DIRECTIONS: Show, in full, each line of the data that contains "source".

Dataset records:

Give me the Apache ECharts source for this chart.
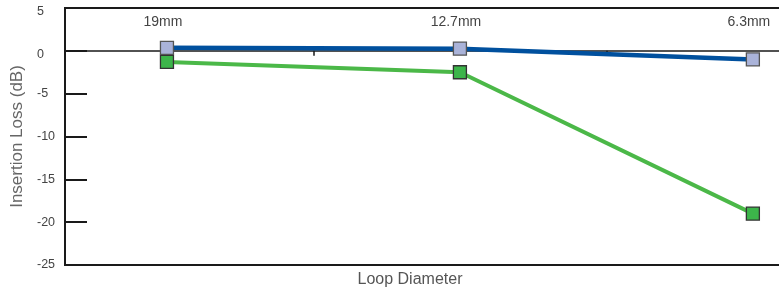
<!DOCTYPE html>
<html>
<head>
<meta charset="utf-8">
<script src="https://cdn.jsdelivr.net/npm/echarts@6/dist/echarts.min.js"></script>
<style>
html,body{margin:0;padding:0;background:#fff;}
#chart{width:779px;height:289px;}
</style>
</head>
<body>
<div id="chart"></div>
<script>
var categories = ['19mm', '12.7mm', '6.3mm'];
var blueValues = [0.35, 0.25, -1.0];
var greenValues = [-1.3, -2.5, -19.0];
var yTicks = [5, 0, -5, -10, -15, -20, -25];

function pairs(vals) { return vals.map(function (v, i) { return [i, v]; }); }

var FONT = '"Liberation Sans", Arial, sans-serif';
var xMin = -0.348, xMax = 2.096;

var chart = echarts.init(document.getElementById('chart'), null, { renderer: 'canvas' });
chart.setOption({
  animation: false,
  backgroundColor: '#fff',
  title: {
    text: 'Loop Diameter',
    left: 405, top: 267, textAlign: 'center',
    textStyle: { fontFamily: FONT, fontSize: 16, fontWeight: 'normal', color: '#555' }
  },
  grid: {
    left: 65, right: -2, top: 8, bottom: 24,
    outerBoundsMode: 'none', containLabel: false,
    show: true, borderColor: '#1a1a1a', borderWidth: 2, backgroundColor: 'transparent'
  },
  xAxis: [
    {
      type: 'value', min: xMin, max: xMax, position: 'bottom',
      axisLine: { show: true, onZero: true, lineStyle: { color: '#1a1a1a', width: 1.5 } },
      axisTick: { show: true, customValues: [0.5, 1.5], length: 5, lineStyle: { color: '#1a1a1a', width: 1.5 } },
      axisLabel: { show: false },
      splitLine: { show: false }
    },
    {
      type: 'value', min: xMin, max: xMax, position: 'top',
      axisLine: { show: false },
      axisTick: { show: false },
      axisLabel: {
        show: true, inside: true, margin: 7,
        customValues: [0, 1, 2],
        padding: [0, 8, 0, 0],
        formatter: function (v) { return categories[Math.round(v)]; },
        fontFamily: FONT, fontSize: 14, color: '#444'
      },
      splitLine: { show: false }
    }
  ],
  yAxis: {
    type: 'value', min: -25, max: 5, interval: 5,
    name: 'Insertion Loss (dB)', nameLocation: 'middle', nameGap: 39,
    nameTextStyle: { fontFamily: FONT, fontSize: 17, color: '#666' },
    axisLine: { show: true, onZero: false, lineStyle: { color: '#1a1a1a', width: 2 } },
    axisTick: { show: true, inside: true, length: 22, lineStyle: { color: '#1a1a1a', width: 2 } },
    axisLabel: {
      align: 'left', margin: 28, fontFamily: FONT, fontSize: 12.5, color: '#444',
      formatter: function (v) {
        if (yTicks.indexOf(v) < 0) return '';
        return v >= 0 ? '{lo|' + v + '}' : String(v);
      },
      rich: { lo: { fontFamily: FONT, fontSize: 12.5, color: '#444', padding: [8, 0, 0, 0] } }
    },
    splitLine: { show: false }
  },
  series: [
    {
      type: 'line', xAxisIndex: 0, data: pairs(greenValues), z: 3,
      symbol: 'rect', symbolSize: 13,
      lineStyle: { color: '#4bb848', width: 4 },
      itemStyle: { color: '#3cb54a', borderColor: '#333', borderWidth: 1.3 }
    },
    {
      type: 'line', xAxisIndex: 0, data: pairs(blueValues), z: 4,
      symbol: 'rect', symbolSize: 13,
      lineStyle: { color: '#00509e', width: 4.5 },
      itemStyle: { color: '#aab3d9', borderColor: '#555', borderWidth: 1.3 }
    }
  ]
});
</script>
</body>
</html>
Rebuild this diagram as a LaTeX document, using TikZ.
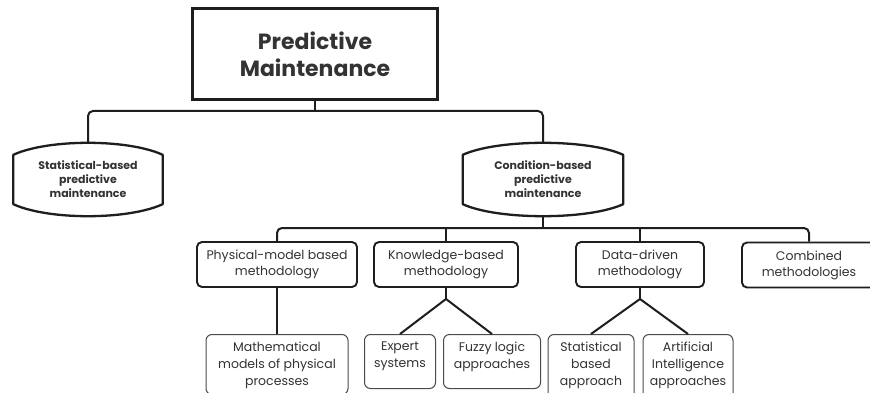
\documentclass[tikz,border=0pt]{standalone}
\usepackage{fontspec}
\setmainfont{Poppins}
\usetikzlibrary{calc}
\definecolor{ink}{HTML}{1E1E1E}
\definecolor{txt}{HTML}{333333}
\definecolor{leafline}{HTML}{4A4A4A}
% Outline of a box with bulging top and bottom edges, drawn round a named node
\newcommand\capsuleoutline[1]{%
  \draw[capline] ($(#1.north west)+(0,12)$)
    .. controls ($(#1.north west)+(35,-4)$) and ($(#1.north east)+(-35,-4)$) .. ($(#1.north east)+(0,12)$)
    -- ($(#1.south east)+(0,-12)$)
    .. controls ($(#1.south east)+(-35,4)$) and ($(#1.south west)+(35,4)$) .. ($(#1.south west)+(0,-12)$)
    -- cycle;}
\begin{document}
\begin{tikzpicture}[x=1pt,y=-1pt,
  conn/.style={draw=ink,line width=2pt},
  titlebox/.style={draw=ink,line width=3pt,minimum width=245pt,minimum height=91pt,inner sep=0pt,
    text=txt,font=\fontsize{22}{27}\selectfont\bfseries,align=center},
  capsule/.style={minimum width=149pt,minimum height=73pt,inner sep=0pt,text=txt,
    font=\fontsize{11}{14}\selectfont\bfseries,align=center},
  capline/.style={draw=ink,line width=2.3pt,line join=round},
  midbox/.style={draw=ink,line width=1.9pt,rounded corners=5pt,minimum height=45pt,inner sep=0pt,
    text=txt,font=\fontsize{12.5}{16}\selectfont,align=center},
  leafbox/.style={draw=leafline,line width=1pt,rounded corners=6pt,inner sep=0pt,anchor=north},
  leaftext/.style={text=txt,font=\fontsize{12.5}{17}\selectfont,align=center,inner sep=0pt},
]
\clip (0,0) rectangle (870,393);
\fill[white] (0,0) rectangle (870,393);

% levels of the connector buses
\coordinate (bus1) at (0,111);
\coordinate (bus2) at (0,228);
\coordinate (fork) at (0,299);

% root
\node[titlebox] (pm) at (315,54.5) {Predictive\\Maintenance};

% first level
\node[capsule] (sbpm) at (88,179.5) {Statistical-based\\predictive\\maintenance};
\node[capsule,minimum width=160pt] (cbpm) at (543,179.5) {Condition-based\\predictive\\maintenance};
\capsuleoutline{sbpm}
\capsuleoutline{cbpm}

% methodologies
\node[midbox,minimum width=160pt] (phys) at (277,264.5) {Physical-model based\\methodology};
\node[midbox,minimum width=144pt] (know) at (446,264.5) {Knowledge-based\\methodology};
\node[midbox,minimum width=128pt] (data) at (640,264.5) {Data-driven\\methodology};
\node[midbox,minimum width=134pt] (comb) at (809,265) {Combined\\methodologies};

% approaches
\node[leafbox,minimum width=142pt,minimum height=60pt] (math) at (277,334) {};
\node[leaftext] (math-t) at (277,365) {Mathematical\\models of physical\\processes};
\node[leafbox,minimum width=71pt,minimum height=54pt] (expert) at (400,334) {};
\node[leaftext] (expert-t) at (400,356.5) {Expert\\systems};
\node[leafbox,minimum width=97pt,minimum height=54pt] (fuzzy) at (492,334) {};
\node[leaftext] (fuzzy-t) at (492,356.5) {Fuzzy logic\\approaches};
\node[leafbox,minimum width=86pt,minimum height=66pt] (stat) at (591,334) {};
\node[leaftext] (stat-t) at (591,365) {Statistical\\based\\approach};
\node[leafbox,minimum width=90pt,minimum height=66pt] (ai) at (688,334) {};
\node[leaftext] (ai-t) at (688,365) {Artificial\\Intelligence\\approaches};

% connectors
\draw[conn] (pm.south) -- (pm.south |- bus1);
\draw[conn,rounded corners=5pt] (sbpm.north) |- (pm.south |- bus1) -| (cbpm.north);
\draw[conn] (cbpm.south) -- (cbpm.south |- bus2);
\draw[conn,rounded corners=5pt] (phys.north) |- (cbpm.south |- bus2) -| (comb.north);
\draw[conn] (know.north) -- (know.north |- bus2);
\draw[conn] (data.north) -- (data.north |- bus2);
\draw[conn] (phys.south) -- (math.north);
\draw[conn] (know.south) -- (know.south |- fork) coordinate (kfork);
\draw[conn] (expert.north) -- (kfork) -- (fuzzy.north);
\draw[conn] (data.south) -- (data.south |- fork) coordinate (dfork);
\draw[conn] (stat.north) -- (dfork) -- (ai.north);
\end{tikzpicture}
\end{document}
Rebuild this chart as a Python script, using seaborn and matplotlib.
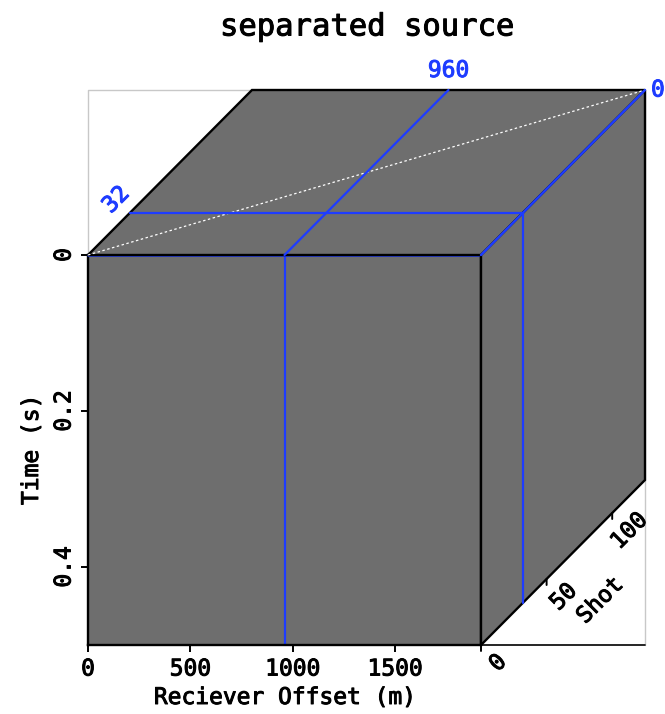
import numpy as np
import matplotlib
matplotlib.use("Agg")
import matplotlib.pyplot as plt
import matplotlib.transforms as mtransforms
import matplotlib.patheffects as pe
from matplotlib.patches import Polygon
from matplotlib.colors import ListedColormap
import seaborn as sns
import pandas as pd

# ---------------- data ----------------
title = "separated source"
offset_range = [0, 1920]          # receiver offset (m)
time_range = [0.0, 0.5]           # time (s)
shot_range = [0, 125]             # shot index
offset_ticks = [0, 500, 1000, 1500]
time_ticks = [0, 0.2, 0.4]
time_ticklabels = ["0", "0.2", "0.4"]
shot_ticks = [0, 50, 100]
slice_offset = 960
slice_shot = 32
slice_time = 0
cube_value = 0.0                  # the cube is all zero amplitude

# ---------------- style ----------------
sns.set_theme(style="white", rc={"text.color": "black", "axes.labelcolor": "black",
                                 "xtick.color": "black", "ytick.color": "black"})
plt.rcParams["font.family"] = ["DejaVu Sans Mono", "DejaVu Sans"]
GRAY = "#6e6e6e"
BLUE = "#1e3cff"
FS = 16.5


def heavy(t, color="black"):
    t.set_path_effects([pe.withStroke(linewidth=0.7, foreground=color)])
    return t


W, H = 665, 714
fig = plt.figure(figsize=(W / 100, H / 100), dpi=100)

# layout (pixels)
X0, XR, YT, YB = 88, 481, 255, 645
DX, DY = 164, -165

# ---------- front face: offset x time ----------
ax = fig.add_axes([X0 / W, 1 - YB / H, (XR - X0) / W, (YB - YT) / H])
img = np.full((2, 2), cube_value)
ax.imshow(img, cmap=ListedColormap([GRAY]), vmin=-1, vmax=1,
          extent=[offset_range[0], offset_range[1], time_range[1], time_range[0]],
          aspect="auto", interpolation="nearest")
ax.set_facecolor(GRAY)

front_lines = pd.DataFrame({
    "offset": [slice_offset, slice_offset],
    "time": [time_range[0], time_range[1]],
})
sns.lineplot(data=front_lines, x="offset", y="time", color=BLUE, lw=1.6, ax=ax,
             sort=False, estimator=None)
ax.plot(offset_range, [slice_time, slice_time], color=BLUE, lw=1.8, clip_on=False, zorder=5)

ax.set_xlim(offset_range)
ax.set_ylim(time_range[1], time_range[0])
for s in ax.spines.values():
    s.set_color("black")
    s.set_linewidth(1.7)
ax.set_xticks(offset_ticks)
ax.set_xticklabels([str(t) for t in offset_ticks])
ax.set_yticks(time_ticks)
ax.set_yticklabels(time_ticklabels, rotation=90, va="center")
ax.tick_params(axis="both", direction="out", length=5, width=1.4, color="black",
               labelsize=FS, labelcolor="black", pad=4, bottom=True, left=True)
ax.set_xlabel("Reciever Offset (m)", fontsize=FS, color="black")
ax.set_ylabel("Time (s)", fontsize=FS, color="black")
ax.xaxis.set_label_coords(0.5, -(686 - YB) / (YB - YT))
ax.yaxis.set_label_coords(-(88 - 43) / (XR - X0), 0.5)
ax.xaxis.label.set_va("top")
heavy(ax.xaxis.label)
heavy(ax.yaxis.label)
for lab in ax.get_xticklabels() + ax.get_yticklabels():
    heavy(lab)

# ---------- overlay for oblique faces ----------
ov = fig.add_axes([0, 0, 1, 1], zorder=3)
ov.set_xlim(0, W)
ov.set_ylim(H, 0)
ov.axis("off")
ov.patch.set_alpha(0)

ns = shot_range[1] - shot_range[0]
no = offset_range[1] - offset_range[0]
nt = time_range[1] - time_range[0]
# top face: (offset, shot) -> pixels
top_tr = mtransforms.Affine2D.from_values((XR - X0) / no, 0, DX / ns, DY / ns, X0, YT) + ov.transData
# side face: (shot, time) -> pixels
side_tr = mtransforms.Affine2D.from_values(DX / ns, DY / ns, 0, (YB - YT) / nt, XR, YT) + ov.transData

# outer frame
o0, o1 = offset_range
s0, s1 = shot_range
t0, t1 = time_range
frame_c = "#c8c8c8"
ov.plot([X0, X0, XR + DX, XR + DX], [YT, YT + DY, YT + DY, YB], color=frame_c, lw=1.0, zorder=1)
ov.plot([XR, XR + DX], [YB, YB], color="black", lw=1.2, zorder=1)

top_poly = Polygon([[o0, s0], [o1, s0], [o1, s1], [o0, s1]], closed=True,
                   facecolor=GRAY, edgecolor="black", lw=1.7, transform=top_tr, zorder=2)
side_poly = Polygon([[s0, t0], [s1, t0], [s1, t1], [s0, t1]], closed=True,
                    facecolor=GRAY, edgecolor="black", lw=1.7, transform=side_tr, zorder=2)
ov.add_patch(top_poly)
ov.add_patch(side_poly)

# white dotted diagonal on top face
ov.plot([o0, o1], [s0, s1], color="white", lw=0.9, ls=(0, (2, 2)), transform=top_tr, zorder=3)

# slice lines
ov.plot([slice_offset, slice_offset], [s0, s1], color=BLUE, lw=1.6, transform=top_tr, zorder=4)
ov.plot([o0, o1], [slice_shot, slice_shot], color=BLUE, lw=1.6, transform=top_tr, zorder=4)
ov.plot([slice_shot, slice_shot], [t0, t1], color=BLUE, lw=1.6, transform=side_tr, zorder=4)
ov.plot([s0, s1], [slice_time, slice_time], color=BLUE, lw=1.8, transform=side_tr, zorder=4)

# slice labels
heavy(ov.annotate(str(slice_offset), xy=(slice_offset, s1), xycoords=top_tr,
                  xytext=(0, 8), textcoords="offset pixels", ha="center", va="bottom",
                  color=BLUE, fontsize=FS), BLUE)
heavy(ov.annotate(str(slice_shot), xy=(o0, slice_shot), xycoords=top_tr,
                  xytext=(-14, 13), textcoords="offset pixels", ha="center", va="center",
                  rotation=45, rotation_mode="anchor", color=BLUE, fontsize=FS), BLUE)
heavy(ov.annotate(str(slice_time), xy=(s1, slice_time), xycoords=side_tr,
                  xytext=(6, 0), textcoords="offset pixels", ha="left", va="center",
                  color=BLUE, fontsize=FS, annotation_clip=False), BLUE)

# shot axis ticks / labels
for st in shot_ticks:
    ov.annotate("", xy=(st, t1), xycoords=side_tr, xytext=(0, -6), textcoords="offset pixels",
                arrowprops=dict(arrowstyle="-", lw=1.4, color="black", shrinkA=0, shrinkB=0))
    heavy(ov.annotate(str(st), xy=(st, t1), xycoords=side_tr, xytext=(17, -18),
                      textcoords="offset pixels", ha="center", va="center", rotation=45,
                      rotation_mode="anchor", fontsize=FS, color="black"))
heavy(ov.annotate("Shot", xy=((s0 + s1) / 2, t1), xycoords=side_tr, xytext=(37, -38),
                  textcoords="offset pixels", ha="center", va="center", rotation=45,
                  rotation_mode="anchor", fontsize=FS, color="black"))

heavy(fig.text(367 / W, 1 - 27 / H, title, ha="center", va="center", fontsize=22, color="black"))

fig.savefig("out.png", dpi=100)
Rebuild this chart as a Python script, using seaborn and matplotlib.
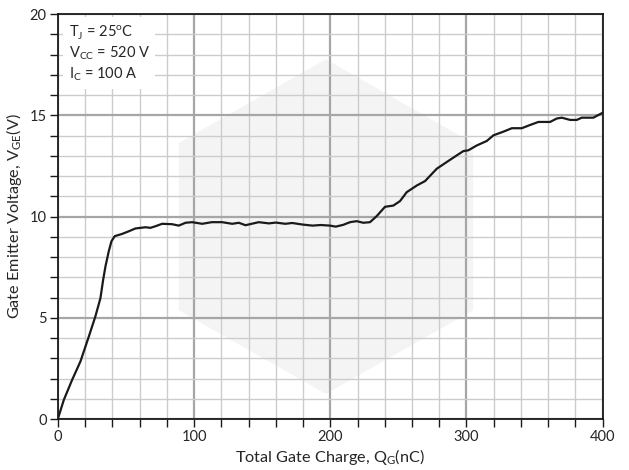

RESULT:
Give me the Apache ECharts source for this chart.
title = "separated source"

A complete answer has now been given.